I was not aware then that there was a Liturgical Movement or that the Second Vatican Council was about to re-prioritize what the priest and people do at Mass. The legal changes and ritual guidelines which flowed from Vatican II broadened the applicability of a performing arts background.

With the new Missals, Sacramentaries, and Prayer Books of the Western Christian churches, there came a wider choice of texts, positions, gestures, and movements, especially as church architecture developed away from the previously standard form of nave and sanctuary with the altar against the east wall.
Where, for many denominations, public prayer had used rubrically prescribed gestures and movements as well as specified written texts, now, the ministers were expected to move in appropriate ways in spaces which did not necessarily support the previous choreography and which sometimes provided challenges in terms of lines of sight. 

The expectation that the members of the assembly would be active participants offered challenges for interaction between the ministers and the assembly.

The results could be disastrous.

Expecting solid performances under new circumstances from ministers who were used to following fixed texts using prescribed actions was the equivalent of asking people who had previously recited poetry to improvise dramatic monologues based on mere outlines. 

All this was made worse by a lack of coaching and the general failure to acknowledge the need for rehearsal.

Two blatant examples of what sort of thing a theatrically trained person might immediately find inexcusable can demonstrate why this blog is directed toward practical liturgical performance based on liturgical theology and texts.

All Saints Church had gone through several phases of remodeling, and the altar had been moved away from the front wall toward the nave edge of the upper platform. In the latest change, the chairs for the priest and servers had been placed on the next level down and against the front wall to the left of the altar platform. The ambo [lectern/pulpit] was directly in front of the chairs, at the nave edge of the lower platform. 

As a result, the young servers were directly behind the preacher. Their fidgeting, including twirling of their cinctures, was directly in the line of sight for the congregation looking at the preacher. This fidgeting completely upstaged the preacher. People's attention was literally drawn up stage, behind the preacher, something no theatrical director would ever have permitted.

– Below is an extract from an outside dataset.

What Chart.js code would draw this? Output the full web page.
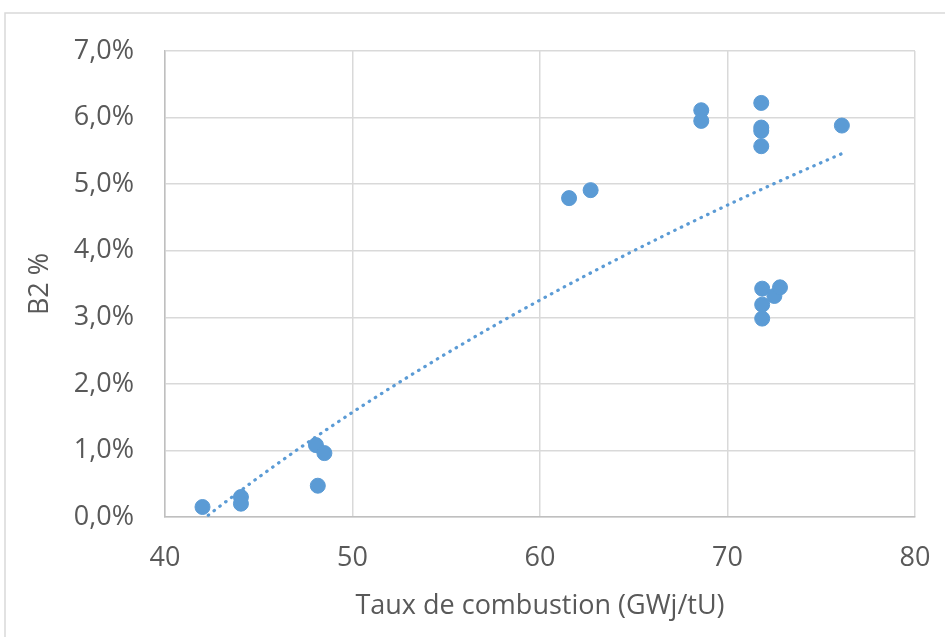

At Sacred Heart Church, the priest concluded the sermon and immediately began the Creed. He then turned around and went back to the altar. There he turned pages to find the place for his next lines and waited for the Creed to come to an end before speaking them. 

The implications of these actions would never have allowed them to survive a theatrical rehearsal. 

First, by beginning but not reciting the Creed in its entirety, the priest implies that the Creed is something that does not apply to him, that he has no participation in reciting the basics of the faith he has supposedly just preached. 

Second, by walking and turning pages and not participating, that priest shows that he is not aware that he is continually visible, that everything he says, does, or does not say has an effect on how the service is perceived by everyone, including himself, consciously or not. 

Third, those same actions could be seen to imply that the only things about the Mass which were of concern to him were the things specified for him to do. He did not all appear to be part of the assembly at prayer or himself to be at prayer at all but merely going through prescribed words at prescribed times and stations. He showed a lack of understanding of how to make liturgy work beyond the rather limited rubrical approach to valid and licit performance of the sacrament.